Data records
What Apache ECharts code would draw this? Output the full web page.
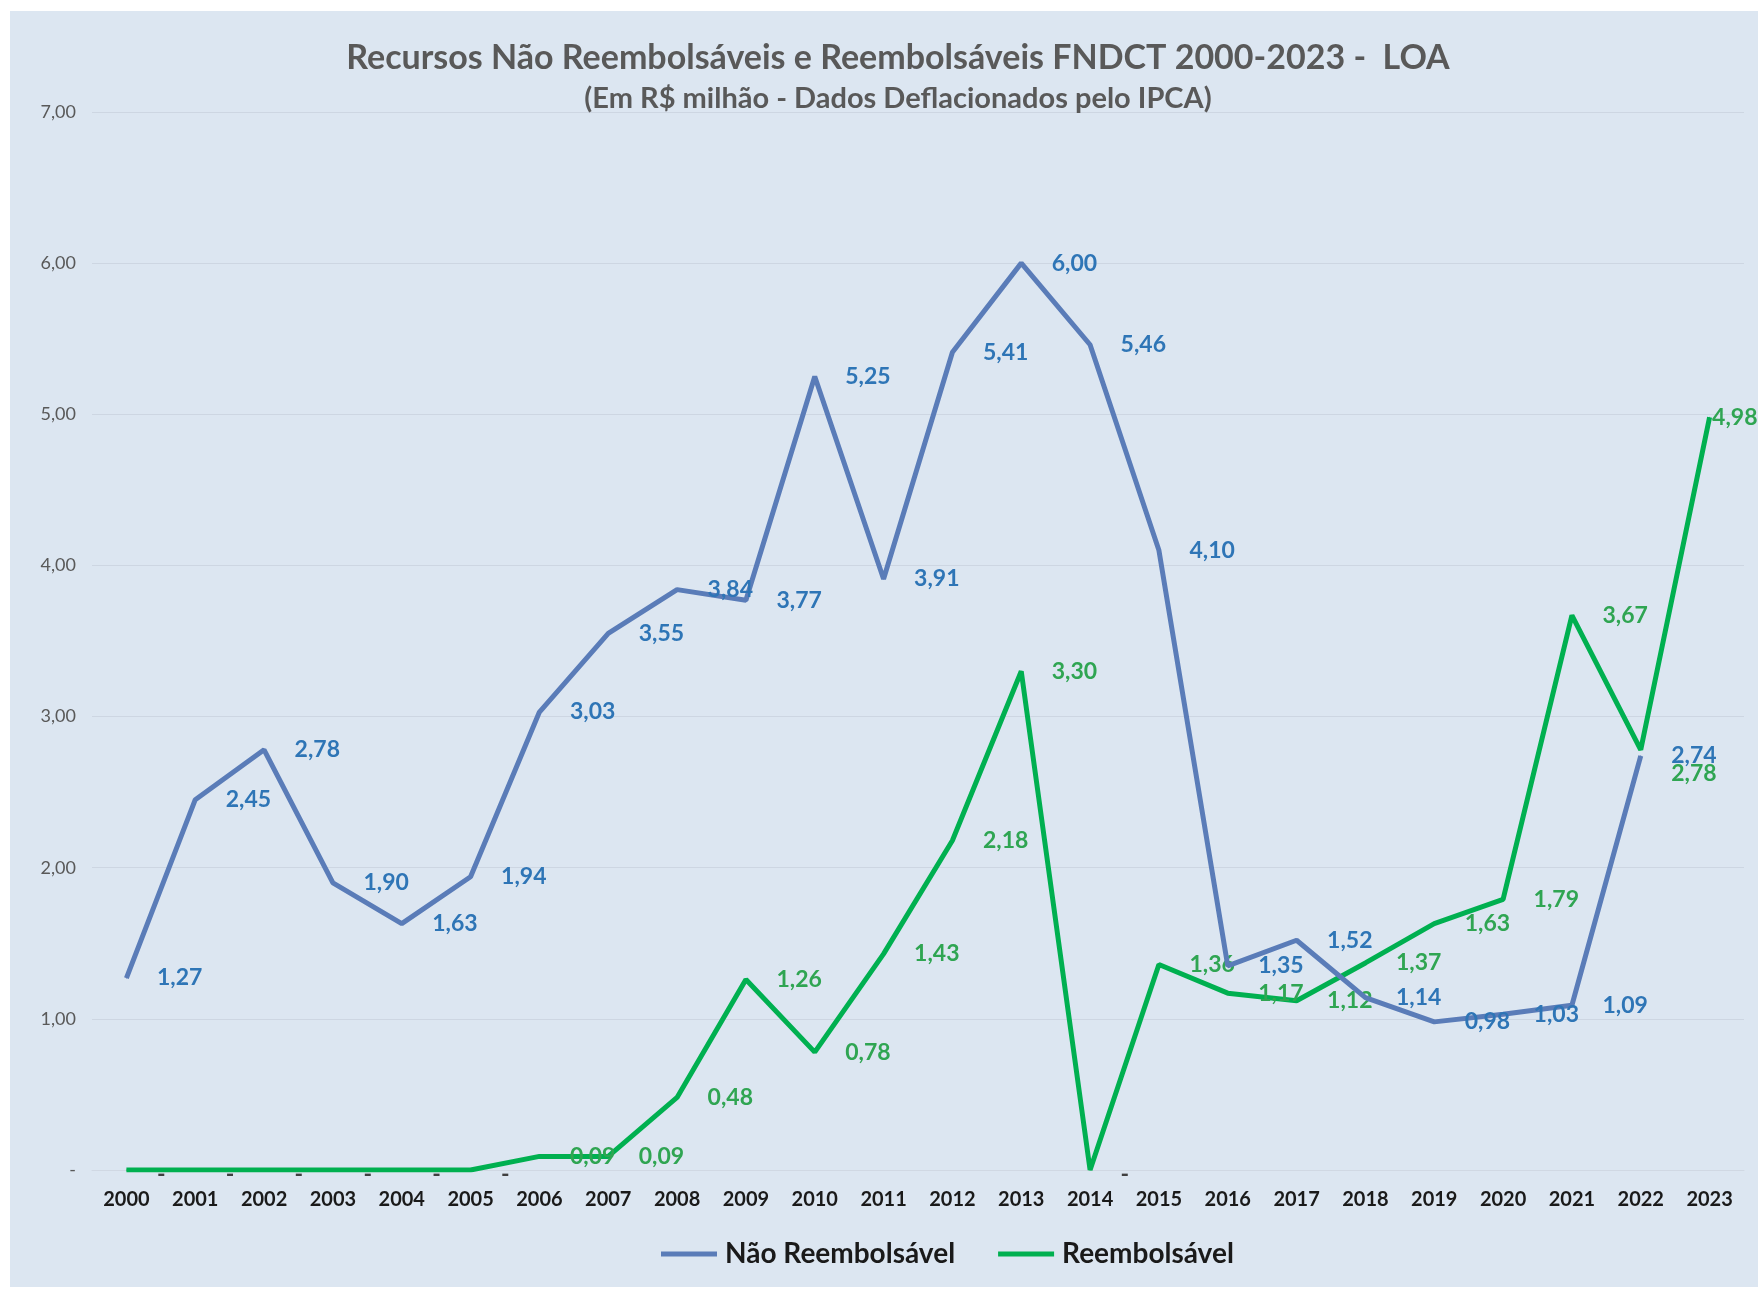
<!DOCTYPE html>
<html>
<head>
<meta charset="utf-8">
<script src="https://cdn.jsdelivr.net/npm/echarts@6/dist/echarts.min.js"></script>
<style>
  html, body { margin: 0; padding: 0; background: #fff; }
  #chart { width: 1758px; height: 1291px; }
</style>
</head>
<body>
<div id="chart"></div>
<script>
// anos
var years = ['2000', '2001', '2002', '2003', '2004', '2005', '2006', '2007', '2008', '2009', '2010', '2011',
             '2012', '2013', '2014', '2015', '2016', '2017', '2018', '2019', '2020', '2021', '2022', '2023'];
// Não Reembolsável (2023 sem valor)
var naoReemb = [1.27, 2.45, 2.78, 1.90, 1.63, 1.94, 3.03, 3.55, 3.84, 3.77, 5.25, 3.91,
                5.41, 6.00, 5.46, 4.10, 1.35, 1.52, 1.14, 0.98, 1.03, 1.09, 2.74, null];
// Reembolsável
var reemb = [0, 0, 0, 0, 0, 0, 0.09, 0.09, 0.48, 1.26, 0.78, 1.43,
             2.18, 3.30, 0, 1.36, 1.17, 1.12, 1.37, 1.63, 1.79, 3.67, 2.78, 4.98];
var yTicks = [0, 1, 2, 3, 4, 5, 6, 7];

var chart = echarts.init(document.getElementById('chart'));

function fmt(v) {
    if (v === 0) return '-';
    return v.toFixed(2).replace('.', ',');
}

// pontos do verde: alguns rótulos deslocados como no original
var reembData = reemb.map(function (v, i) {
    if (v === 0) return { value: v, label: { color: '#404040', offset: [0, 5] } };
    if (i === 22) return { value: v, label: { offset: [0, 24] } };
    if (i === 23) return { value: v, label: { distance: 2 } };
    return v;
});

var option = {
    backgroundColor: '#ffffff',
    animation: false,
    graphic: [{
        type: 'rect',
        shape: { x: 10, y: 11, width: 1748, height: 1276 },
        style: { fill: '#dce6f1' },
        z: -10
    }],
    title: {
        text: 'Recursos Não Reembolsáveis e Reembolsáveis FNDCT 2000-2023 -  LOA',
        subtext: '(Em R$ milhão - Dados Deflacionados pelo IPCA)',
        left: 893,
        textAlign: 'center',
        top: 36,
        itemGap: 9,
        textStyle: { fontFamily: 'Lato', fontWeight: 'bold', fontSize: 34, color: '#595959' },
        subtextStyle: { fontFamily: 'Lato', fontWeight: 'bold', fontSize: 29, color: '#595959' }
    },
    legend: {
        bottom: 18,
        left: 656,
        itemWidth: 56,
        itemHeight: 5,
        itemGap: 43,
        icon: 'rect',
        textStyle: { fontFamily: 'Lato', fontWeight: 'bold', fontSize: 28, color: '#1a1a1a', padding: [0, 0, 0, 3] },
        data: ['Não Reembolsável', 'Reembolsável']
    },
    grid: { left: 92, right: 14, top: 112, bottom: 121 },
    xAxis: {
        type: 'category',
        data: years,
        boundaryGap: true,
        axisLine: { show: true, lineStyle: { color: '#d0d8e3' } },
        axisTick: { show: false },
        axisLabel: { fontFamily: 'Lato', fontWeight: 'bold', fontSize: 20, color: '#1a1a1a', margin: 20 }
    },
    yAxis: {
        type: 'value',
        min: yTicks[0],
        max: yTicks[yTicks.length - 1],
        interval: 1,
        axisLine: { show: false },
        axisTick: { show: false },
        splitLine: { lineStyle: { color: '#cdd6e2', width: 1 } },
        axisLabel: {
            fontFamily: 'Lato', fontSize: 18, color: '#595959', margin: 16,
            formatter: fmt
        }
    },
    series: [{
        name: 'Não Reembolsável',
        type: 'line',
        data: naoReemb,
        symbol: 'circle',
        symbolSize: 1,
        showSymbol: true,
        showAllSymbol: true,
        color: '#5a7cb8',
        lineStyle: { width: 5, color: '#5a7cb8' },
        label: {
            show: true,
            position: 'right',
            distance: 30,
            formatter: function (p) { return fmt(p.value); },
            fontFamily: 'Lato', fontWeight: 'bold', fontSize: 23, color: '#2e75b6'
        },
        z: 3
    }, {
        name: 'Reembolsável',
        type: 'line',
        data: reembData,
        symbol: 'circle',
        symbolSize: 1,
        showSymbol: true,
        showAllSymbol: true,
        color: '#00b050',
        lineStyle: { width: 5, color: '#00b050' },
        label: {
            show: true,
            position: 'right',
            distance: 30,
            formatter: function (p) { return fmt(p.value); },
            fontFamily: 'Lato', fontWeight: 'bold', fontSize: 23, color: '#2fa552'
        },
        z: 2
    }]
};

chart.setOption(option);
</script>
</body>
</html>
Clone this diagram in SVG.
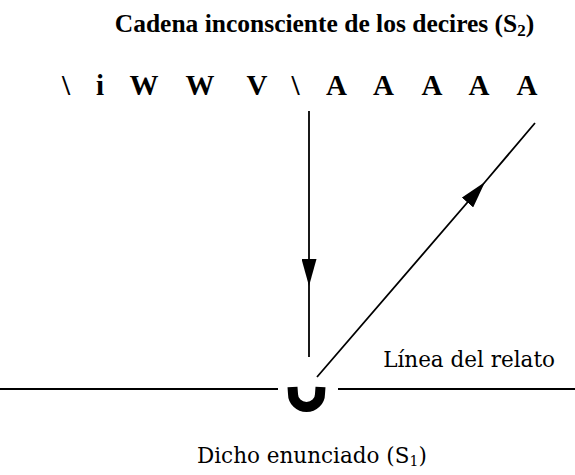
<svg xmlns="http://www.w3.org/2000/svg" width="575" height="475" viewBox="0 0 575 475">
<defs>
<style>
.title{font-family:"Liberation Serif","Times New Roman",serif;font-weight:bold;font-size:25.5px;fill:#000}
.row{font-family:"Liberation Serif","Times New Roman",serif;font-weight:bold;font-size:29px;fill:#000;text-anchor:middle}
.lbl{font-family:"DejaVu Serif","Liberation Serif",serif;font-size:21.5px;fill:#000}
.ln{stroke:#000;stroke-width:1.8;fill:none}
</style>
<marker id="ah" viewBox="0 0 27 15" refX="27" refY="7.5" markerUnits="userSpaceOnUse" markerWidth="27" markerHeight="15" orient="auto">
<path d="M0,0 L27,7.5 L0,15 z" fill="#000"/>
</marker>
</defs>
<rect width="575" height="475" fill="#fff"/>
<g id="title"><text class="title" x="324.5" y="32" text-anchor="middle">Cadena inconsciente de los decires (S<tspan font-size="17" dy="4">2</tspan><tspan dy="-4">)</tspan></text></g>
<g id="chain">
<text class="row" x="66" y="95">\</text>
<text class="row" x="100" y="95">i</text>
<text class="row" x="144" y="95">W</text>
<text class="row" x="200" y="95">W</text>
<text class="row" x="257" y="95">V</text>
<text class="row" x="295.5" y="95">\</text>
<text class="row" x="336.5" y="95">A</text>
<text class="row" x="383.5" y="95">A</text>
<text class="row" x="432" y="95">A</text>
<text class="row" x="479" y="95">A</text>
<text class="row" x="527" y="95">A</text>
</g>
<g id="connectors">
<path class="ln" d="M309,111 L309,286 L309,357" marker-mid="url(#ah)"/>
<path class="ln" d="M317,377 L485,182 L535,123" marker-mid="url(#ah)"/>
<path class="ln" d="M0,389 L278,389"/>
<path class="ln" d="M338,389 L575,389"/>
</g>
<g id="knot"><path d="M292.5,387 L293,394 A13.5,13 0 0 0 320,394 L320.5,387" fill="none" stroke="#000" stroke-width="10"/></g>
<g id="linea"><text class="lbl" x="555" y="367" text-anchor="end">Línea del relato</text></g>
<g id="dicho"><text class="lbl" x="197" y="463" font-size="22.5">Dicho enunciado (S<tspan font-size="14" dy="3">1</tspan><tspan dy="-3">)</tspan></text></g>
</svg>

_Exercise description:_ Reproduce each line of the records exactly, and omit every picture.

_Output of the exercise:_
What Apache ECharts code would draw this? Output the full web page.
<!DOCTYPE html>
<html>
<head>
<meta charset="utf-8">
<script src="https://cdn.jsdelivr.net/npm/echarts@6/dist/echarts.min.js"></script>
<style>
  html, body { margin: 0; padding: 0; background: #fff; }
  #chart { width: 1758px; height: 1291px; }
</style>
</head>
<body>
<div id="chart"></div>
<script>
// anos
var years = ['2000', '2001', '2002', '2003', '2004', '2005', '2006', '2007', '2008', '2009', '2010', '2011',
             '2012', '2013', '2014', '2015', '2016', '2017', '2018', '2019', '2020', '2021', '2022', '2023'];
// Não Reembolsável (2023 sem valor)
var naoReemb = [1.27, 2.45, 2.78, 1.90, 1.63, 1.94, 3.03, 3.55, 3.84, 3.77, 5.25, 3.91,
                5.41, 6.00, 5.46, 4.10, 1.35, 1.52, 1.14, 0.98, 1.03, 1.09, 2.74, null];
// Reembolsável
var reemb = [0, 0, 0, 0, 0, 0, 0.09, 0.09, 0.48, 1.26, 0.78, 1.43,
             2.18, 3.30, 0, 1.36, 1.17, 1.12, 1.37, 1.63, 1.79, 3.67, 2.78, 4.98];
var yTicks = [0, 1, 2, 3, 4, 5, 6, 7];

var chart = echarts.init(document.getElementById('chart'));

function fmt(v) {
    if (v === 0) return '-';
    return v.toFixed(2).replace('.', ',');
}

// pontos do verde: alguns rótulos deslocados como no original
var reembData = reemb.map(function (v, i) {
    if (v === 0) return { value: v, label: { color: '#404040', offset: [0, 5] } };
    if (i === 22) return { value: v, label: { offset: [0, 24] } };
    if (i === 23) return { value: v, label: { distance: 2 } };
    return v;
});

var option = {
    backgroundColor: '#ffffff',
    animation: false,
    graphic: [{
        type: 'rect',
        shape: { x: 10, y: 11, width: 1748, height: 1276 },
        style: { fill: '#dce6f1' },
        z: -10
    }],
    title: {
        text: 'Recursos Não Reembolsáveis e Reembolsáveis FNDCT 2000-2023 -  LOA',
        subtext: '(Em R$ milhão - Dados Deflacionados pelo IPCA)',
        left: 893,
        textAlign: 'center',
        top: 36,
        itemGap: 9,
        textStyle: { fontFamily: 'Lato', fontWeight: 'bold', fontSize: 34, color: '#595959' },
        subtextStyle: { fontFamily: 'Lato', fontWeight: 'bold', fontSize: 29, color: '#595959' }
    },
    legend: {
        bottom: 18,
        left: 656,
        itemWidth: 56,
        itemHeight: 5,
        itemGap: 43,
        icon: 'rect',
        textStyle: { fontFamily: 'Lato', fontWeight: 'bold', fontSize: 28, color: '#1a1a1a', padding: [0, 0, 0, 3] },
        data: ['Não Reembolsável', 'Reembolsável']
    },
    grid: { left: 92, right: 14, top: 112, bottom: 121 },
    xAxis: {
        type: 'category',
        data: years,
        boundaryGap: true,
        axisLine: { show: true, lineStyle: { color: '#d0d8e3' } },
        axisTick: { show: false },
        axisLabel: { fontFamily: 'Lato', fontWeight: 'bold', fontSize: 20, color: '#1a1a1a', margin: 20 }
    },
    yAxis: {
        type: 'value',
        min: yTicks[0],
        max: yTicks[yTicks.length - 1],
        interval: 1,
        axisLine: { show: false },
        axisTick: { show: false },
        splitLine: { lineStyle: { color: '#cdd6e2', width: 1 } },
        axisLabel: {
            fontFamily: 'Lato', fontSize: 18, color: '#595959', margin: 16,
            formatter: fmt
        }
    },
    series: [{
        name: 'Não Reembolsável',
        type: 'line',
        data: naoReemb,
        symbol: 'circle',
        symbolSize: 1,
        showSymbol: true,
        showAllSymbol: true,
        color: '#5a7cb8',
        lineStyle: { width: 5, color: '#5a7cb8' },
        label: {
            show: true,
            position: 'right',
            distance: 30,
            formatter: function (p) { return fmt(p.value); },
            fontFamily: 'Lato', fontWeight: 'bold', fontSize: 23, color: '#2e75b6'
        },
        z: 3
    }, {
        name: 'Reembolsável',
        type: 'line',
        data: reembData,
        symbol: 'circle',
        symbolSize: 1,
        showSymbol: true,
        showAllSymbol: true,
        color: '#00b050',
        lineStyle: { width: 5, color: '#00b050' },
        label: {
            show: true,
            position: 'right',
            distance: 30,
            formatter: function (p) { return fmt(p.value); },
            fontFamily: 'Lato', fontWeight: 'bold', fontSize: 23, color: '#2fa552'
        },
        z: 2
    }]
};

chart.setOption(option);
</script>
</body>
</html>
Clone this diagram in SVG.
<svg xmlns="http://www.w3.org/2000/svg" width="575" height="475" viewBox="0 0 575 475">
<defs>
<style>
.title{font-family:"Liberation Serif","Times New Roman",serif;font-weight:bold;font-size:25.5px;fill:#000}
.row{font-family:"Liberation Serif","Times New Roman",serif;font-weight:bold;font-size:29px;fill:#000;text-anchor:middle}
.lbl{font-family:"DejaVu Serif","Liberation Serif",serif;font-size:21.5px;fill:#000}
.ln{stroke:#000;stroke-width:1.8;fill:none}
</style>
<marker id="ah" viewBox="0 0 27 15" refX="27" refY="7.5" markerUnits="userSpaceOnUse" markerWidth="27" markerHeight="15" orient="auto">
<path d="M0,0 L27,7.5 L0,15 z" fill="#000"/>
</marker>
</defs>
<rect width="575" height="475" fill="#fff"/>
<g id="title"><text class="title" x="324.5" y="32" text-anchor="middle">Cadena inconsciente de los decires (S<tspan font-size="17" dy="4">2</tspan><tspan dy="-4">)</tspan></text></g>
<g id="chain">
<text class="row" x="66" y="95">\</text>
<text class="row" x="100" y="95">i</text>
<text class="row" x="144" y="95">W</text>
<text class="row" x="200" y="95">W</text>
<text class="row" x="257" y="95">V</text>
<text class="row" x="295.5" y="95">\</text>
<text class="row" x="336.5" y="95">A</text>
<text class="row" x="383.5" y="95">A</text>
<text class="row" x="432" y="95">A</text>
<text class="row" x="479" y="95">A</text>
<text class="row" x="527" y="95">A</text>
</g>
<g id="connectors">
<path class="ln" d="M309,111 L309,286 L309,357" marker-mid="url(#ah)"/>
<path class="ln" d="M317,377 L485,182 L535,123" marker-mid="url(#ah)"/>
<path class="ln" d="M0,389 L278,389"/>
<path class="ln" d="M338,389 L575,389"/>
</g>
<g id="knot"><path d="M292.5,387 L293,394 A13.5,13 0 0 0 320,394 L320.5,387" fill="none" stroke="#000" stroke-width="10"/></g>
<g id="linea"><text class="lbl" x="555" y="367" text-anchor="end">Línea del relato</text></g>
<g id="dicho"><text class="lbl" x="197" y="463" font-size="22.5">Dicho enunciado (S<tspan font-size="14" dy="3">1</tspan><tspan dy="-3">)</tspan></text></g>
</svg>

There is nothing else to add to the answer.